Smith, geliştirdikleri metodun pratik yapmaya ve bireyin özgüvenini sağlamaya daha fazla odaklandığını vurgulayarak, ''Dersler genelde gramer ve kelimeler üzerine 40 dakika harcayıp, bitmek bilmeyen boşluk doldurmalar yapıp, sonra sadece 10 dakikalık pratikle biter. Bu metod, öğrencilere gerçek hayat senaryoları verir ve diğer öğrencilerle beraber bu senaryoları canlandırmaya, beraberce konuşmaya ve iletişim kurmaya teşvik eder. Bu metod son derece başarılı bir şekilde öğrencilere gereken rahatlığı ve özgüveni sağlayarak, gerekli bilgilerle donanmış şekilde iş ortamlarına dönmelerini ve İngilizce konuşabilmelerini sağlamaktadır. Toplantı, telefon görüşmesi, sunum gibi karşılıklı çalışma yöntemlerine dayalı pratikler geliştiriyoruz, böylelikle Türkiye'de var olan İngilizce eğitiminin bir adım önüne geçerek pazarlama alanı ve pazarlama yöntemi ne ise öncelikli olarak ona yoğunluk veriyoruz'' ifadesini kullandı.

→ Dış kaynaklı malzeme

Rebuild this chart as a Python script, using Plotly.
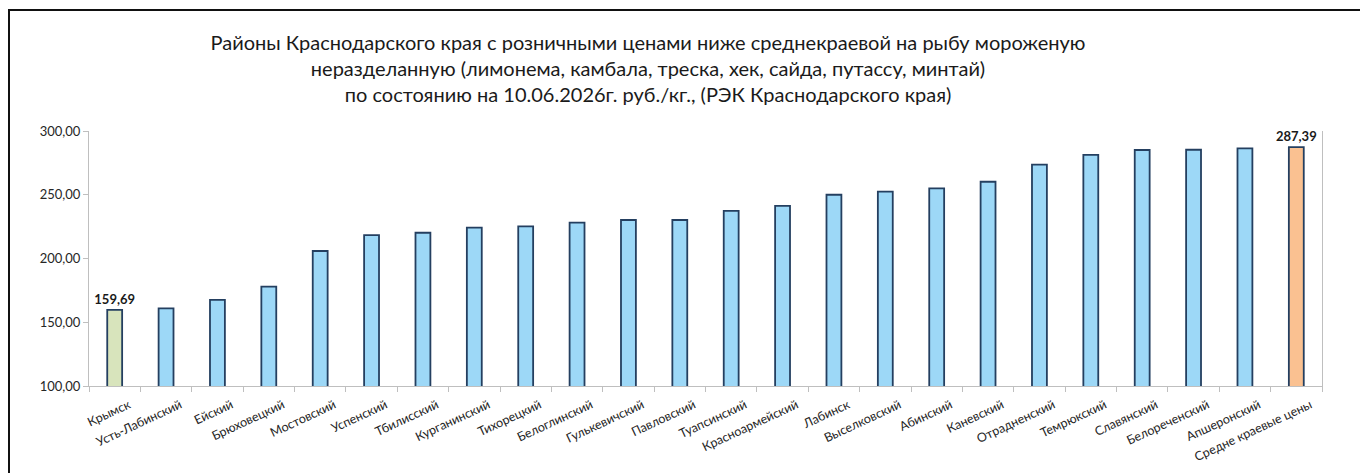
import plotly.graph_objects as go

categories = ["Крымск", "Усть-Лабинский", "Ейский", "Брюховецкий", "Мостовский", "Успенский",
              "Тбилисский", "Курганинский", "Тихорецкий", "Белоглинский", "Гулькевичский",
              "Павловский", "Туапсинский", "Красноармейский", "Лабинск", "Выселковский",
              "Абинский", "Каневский", "Отрадненский", "Темрюкский", "Славянский",
              "Белореченский", "Апшеронский", "Средне краевые цены"]
values = [159.69, 160.9, 167.5, 177.9, 205.9, 218.4, 220.2, 224.2, 225.2, 228.1, 230.2,
          230.2, 237.3, 241.2, 250.0, 252.4, 255.0, 260.2, 273.6, 281.2, 285.1, 285.3,
          286.4, 287.39]
labeled = [0, 23]
y_ticks = [100, 150, 200, 250, 300]

colors = ["#9dd8f7"] * len(values)
colors[0] = "#d8e4bc"
colors[-1] = "#fac191"
texts = [("<b>" + f"{v:.2f}".replace(".", ",") + "</b>") if i in labeled else "" for i, v in enumerate(values)]

W, H = 1360, 473
L, R, T, B = 89, 38, 131, 87
pw, ph = W - L - R, H - T - B

def px(x):
    return (x - L) / pw

def py(y):
    return (H - B - y) / ph

fig = go.Figure()
fig.add_trace(go.Bar(
    x=categories, y=values, width=0.29,
    marker=dict(color=colors, line=dict(color="#243f60", width=1.8)),
    text=texts, textposition="outside", cliponaxis=False, constraintext="none",
    textfont=dict(family="Lato", size=13, color="#1a1a1a"),
    hoverinfo="x+y",
))

fig.update_layout(
    width=W, height=H,
    margin=dict(l=L, r=R, t=T, b=B),
    paper_bgcolor="white", plot_bgcolor="white",
    separators=",.",
    showlegend=False,
    font=dict(family="Lato", color="#333333"),
    title=dict(
        text="Районы Краснодарского края с розничными ценами ниже среднекраевой на рыбу мороженую<br>"
             "неразделанную (лимонема, камбала, треска, хек, сайда, путассу, минтай)<br>"
             "по состоянию на 10.06.2026г. руб./кг., (РЭК Краснодарского края)",
        x=648 / W, xref="container", xanchor="center",
        y=1 - 50 / H, yref="container", yanchor="top",
        font=dict(family="Lato", size=20, color="#1a1a1a"),
    ),
    xaxis=dict(
        tickangle=-25, tickfont=dict(family="Lato", size=12.5, color="#262626"),
        ticklabelshift=14, ticklabelstandoff=6,
        showline=True, linecolor="#bfbfbf", linewidth=1,
        ticks="outside", tickson="boundaries", ticklen=5, tickcolor="#bfbfbf",
        showgrid=False, automargin=False,
    ),
    yaxis=dict(
        range=[100, 300], tickvals=y_ticks, tickformat=".2f",
        tickfont=dict(family="Lato", size=13, color="#262626"),
        showline=True, linecolor="#bfbfbf", linewidth=1, mirror=True,
        ticks="outside", ticklen=5, tickcolor="#bfbfbf",
        showgrid=False, zeroline=False, automargin=False,
    ),
    shapes=[dict(type="rect", xref="paper", yref="paper",
                 x0=px(9), x1=px(1370), y0=py(490), y1=py(10),
                 line=dict(color="#111111", width=2), fillcolor="rgba(0,0,0,0)", layer="below")],
)

fig.write_html("out.html", config={"displayModeBar": False},
               post_script="document.body.style.margin='0';document.body.style.overflow='hidden';")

Derslerin genellikle öğrencilerin ofislerinde yapıldığını aktaran Smith, ''Bunun temel sebebi de alıştıkları ve tüm işlerini yaptıkları ve kendilerini güvende hissettikleri ortamlarda olmalarını ve rahatlamalarını sağlamak'' dedi.
Smith, kurs programının öğrencinin zamanının uygunluğuna göre üç farklı seçenekte sunulduğunu belirterek, ''Gruplar en az 3, en fazla 6 kişiden oluşuyor. Bunun amacı canlandırmaları yapacak sayıda insan olması, ama çok kalabalık da olmadan her öğrenciye konuşacak gerekli zamanın kalabilmesi için'' diye konuştu.
Lewis Smith, buna benzer dil öğretim sisteminin Avrupa'nın birçok ülkesinde uzun zamandır başarılı bir şekilde uygulandığını sözlerine ekledi.